Output exactly the lines from the first one down to the line containing "const yTicks = [0, 25, 50, 75, 100];", inclusive.
════════════════════
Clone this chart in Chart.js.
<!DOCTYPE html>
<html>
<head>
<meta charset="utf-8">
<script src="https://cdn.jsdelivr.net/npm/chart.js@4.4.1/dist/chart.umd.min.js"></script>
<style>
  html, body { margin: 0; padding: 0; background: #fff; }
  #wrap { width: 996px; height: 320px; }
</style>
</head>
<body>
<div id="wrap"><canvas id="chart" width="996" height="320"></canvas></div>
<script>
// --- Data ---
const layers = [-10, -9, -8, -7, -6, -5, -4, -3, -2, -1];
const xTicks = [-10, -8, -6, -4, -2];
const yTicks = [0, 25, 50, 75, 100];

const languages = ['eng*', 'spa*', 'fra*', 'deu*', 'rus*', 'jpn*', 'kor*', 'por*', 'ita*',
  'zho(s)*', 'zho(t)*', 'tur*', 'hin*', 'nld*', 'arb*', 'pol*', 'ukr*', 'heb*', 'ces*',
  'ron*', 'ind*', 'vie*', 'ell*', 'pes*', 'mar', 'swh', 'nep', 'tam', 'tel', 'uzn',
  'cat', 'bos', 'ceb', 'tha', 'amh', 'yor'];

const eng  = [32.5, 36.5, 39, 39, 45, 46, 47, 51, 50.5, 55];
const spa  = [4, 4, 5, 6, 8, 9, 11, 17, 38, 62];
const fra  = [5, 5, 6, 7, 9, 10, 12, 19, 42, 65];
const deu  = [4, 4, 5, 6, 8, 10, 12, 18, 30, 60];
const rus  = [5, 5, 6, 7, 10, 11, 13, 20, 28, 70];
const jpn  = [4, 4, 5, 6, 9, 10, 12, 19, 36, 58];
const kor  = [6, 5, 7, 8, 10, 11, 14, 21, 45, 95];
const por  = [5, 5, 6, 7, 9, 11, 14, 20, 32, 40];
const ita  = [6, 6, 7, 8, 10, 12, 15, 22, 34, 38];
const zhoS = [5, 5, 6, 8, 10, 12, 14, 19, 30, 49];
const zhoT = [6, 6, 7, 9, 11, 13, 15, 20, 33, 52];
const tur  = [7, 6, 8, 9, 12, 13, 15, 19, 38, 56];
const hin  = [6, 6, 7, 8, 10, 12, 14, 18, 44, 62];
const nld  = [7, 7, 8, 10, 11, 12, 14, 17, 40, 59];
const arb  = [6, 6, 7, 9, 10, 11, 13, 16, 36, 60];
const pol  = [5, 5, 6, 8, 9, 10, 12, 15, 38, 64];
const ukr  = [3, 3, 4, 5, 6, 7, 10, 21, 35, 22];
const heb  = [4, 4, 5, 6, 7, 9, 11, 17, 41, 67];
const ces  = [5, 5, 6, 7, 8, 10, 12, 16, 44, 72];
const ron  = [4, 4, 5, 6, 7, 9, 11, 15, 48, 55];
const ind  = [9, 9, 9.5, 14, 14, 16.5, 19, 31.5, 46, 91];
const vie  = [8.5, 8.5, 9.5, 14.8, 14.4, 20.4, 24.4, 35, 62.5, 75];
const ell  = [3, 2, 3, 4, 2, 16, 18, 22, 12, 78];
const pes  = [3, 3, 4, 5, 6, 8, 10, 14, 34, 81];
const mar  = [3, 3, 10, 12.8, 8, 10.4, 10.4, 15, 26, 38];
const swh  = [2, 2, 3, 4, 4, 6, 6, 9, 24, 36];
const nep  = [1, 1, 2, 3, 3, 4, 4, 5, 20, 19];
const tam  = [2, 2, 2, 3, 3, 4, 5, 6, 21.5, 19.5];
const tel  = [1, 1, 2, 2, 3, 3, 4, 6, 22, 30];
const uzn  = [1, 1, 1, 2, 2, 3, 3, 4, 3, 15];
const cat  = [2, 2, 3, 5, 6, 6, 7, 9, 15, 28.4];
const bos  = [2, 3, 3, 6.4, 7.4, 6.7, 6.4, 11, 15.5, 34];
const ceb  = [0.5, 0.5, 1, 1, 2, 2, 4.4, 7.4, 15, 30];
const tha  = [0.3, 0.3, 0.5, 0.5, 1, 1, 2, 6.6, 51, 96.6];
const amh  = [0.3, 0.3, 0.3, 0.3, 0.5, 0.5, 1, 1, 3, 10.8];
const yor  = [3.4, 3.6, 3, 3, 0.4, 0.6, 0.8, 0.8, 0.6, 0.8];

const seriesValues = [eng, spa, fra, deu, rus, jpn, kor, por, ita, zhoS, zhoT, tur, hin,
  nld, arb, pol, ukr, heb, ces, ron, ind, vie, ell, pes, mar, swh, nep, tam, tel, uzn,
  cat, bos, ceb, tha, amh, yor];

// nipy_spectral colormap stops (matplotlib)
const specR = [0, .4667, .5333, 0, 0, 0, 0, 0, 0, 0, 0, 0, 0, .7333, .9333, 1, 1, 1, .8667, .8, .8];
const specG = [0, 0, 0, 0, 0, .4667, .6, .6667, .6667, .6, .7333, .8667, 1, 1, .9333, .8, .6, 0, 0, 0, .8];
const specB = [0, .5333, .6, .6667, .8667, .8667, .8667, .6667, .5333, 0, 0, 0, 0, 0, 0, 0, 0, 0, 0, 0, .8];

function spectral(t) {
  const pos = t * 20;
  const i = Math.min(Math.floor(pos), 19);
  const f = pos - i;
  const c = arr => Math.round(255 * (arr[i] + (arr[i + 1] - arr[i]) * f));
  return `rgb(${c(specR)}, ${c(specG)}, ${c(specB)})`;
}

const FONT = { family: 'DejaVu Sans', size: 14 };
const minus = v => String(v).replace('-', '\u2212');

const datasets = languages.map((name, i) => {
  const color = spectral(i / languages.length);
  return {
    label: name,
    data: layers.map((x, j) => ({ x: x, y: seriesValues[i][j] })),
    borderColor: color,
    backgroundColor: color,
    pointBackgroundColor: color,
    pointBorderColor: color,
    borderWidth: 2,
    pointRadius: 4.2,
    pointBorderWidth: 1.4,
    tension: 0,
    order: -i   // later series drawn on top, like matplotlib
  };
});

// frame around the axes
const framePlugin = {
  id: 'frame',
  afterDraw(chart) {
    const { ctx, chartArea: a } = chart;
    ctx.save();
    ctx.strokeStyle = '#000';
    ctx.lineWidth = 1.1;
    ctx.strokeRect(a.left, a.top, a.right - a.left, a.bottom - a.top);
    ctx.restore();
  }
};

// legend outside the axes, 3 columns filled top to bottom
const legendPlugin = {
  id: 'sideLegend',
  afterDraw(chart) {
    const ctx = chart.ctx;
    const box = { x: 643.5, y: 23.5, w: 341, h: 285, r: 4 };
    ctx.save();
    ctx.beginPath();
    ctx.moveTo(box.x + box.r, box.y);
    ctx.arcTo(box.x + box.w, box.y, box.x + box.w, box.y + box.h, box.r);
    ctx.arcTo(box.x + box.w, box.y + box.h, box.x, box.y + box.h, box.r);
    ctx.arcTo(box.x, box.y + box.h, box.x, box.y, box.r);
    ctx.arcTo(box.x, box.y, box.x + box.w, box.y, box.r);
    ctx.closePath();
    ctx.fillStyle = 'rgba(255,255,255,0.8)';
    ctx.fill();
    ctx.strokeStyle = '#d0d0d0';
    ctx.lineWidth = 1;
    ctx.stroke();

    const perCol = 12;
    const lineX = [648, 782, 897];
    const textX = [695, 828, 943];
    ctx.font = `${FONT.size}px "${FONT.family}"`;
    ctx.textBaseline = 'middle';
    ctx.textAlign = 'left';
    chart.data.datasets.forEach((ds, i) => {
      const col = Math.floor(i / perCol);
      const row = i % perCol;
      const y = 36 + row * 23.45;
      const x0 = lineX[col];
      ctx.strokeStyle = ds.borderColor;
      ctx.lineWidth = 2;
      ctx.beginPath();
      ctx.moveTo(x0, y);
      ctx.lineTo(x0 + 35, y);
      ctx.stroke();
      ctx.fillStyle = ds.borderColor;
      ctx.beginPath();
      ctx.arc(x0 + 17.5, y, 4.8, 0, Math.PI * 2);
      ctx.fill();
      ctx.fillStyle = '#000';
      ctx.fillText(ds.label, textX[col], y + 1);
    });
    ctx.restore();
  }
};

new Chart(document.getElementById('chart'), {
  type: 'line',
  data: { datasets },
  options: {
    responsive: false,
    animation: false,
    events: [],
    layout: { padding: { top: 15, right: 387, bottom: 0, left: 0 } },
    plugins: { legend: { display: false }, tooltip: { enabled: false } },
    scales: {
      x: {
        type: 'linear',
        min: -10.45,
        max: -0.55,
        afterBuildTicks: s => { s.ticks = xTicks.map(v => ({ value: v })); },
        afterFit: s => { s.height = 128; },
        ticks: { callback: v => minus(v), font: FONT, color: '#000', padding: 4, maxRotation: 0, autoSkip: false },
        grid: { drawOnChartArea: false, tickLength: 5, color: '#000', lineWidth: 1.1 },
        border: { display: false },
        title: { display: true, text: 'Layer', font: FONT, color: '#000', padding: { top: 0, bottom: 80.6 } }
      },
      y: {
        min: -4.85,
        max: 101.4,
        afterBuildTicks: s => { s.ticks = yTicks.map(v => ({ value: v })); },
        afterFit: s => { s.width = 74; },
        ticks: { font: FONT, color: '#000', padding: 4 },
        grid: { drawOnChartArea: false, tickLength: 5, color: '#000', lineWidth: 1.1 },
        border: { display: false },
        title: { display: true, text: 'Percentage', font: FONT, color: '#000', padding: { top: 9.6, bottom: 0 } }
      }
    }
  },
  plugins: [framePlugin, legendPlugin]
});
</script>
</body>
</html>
════════════════════
> _Correct response_:
Clone this chart in Chart.js.
<!DOCTYPE html>
<html>
<head>
<meta charset="utf-8">
<script src="https://cdn.jsdelivr.net/npm/chart.js@4.4.1/dist/chart.umd.min.js"></script>
<style>
  html, body { margin: 0; padding: 0; background: #fff; }
  #wrap { width: 996px; height: 320px; }
</style>
</head>
<body>
<div id="wrap"><canvas id="chart" width="996" height="320"></canvas></div>
<script>
// --- Data ---
const layers = [-10, -9, -8, -7, -6, -5, -4, -3, -2, -1];
const xTicks = [-10, -8, -6, -4, -2];
const yTicks = [0, 25, 50, 75, 100];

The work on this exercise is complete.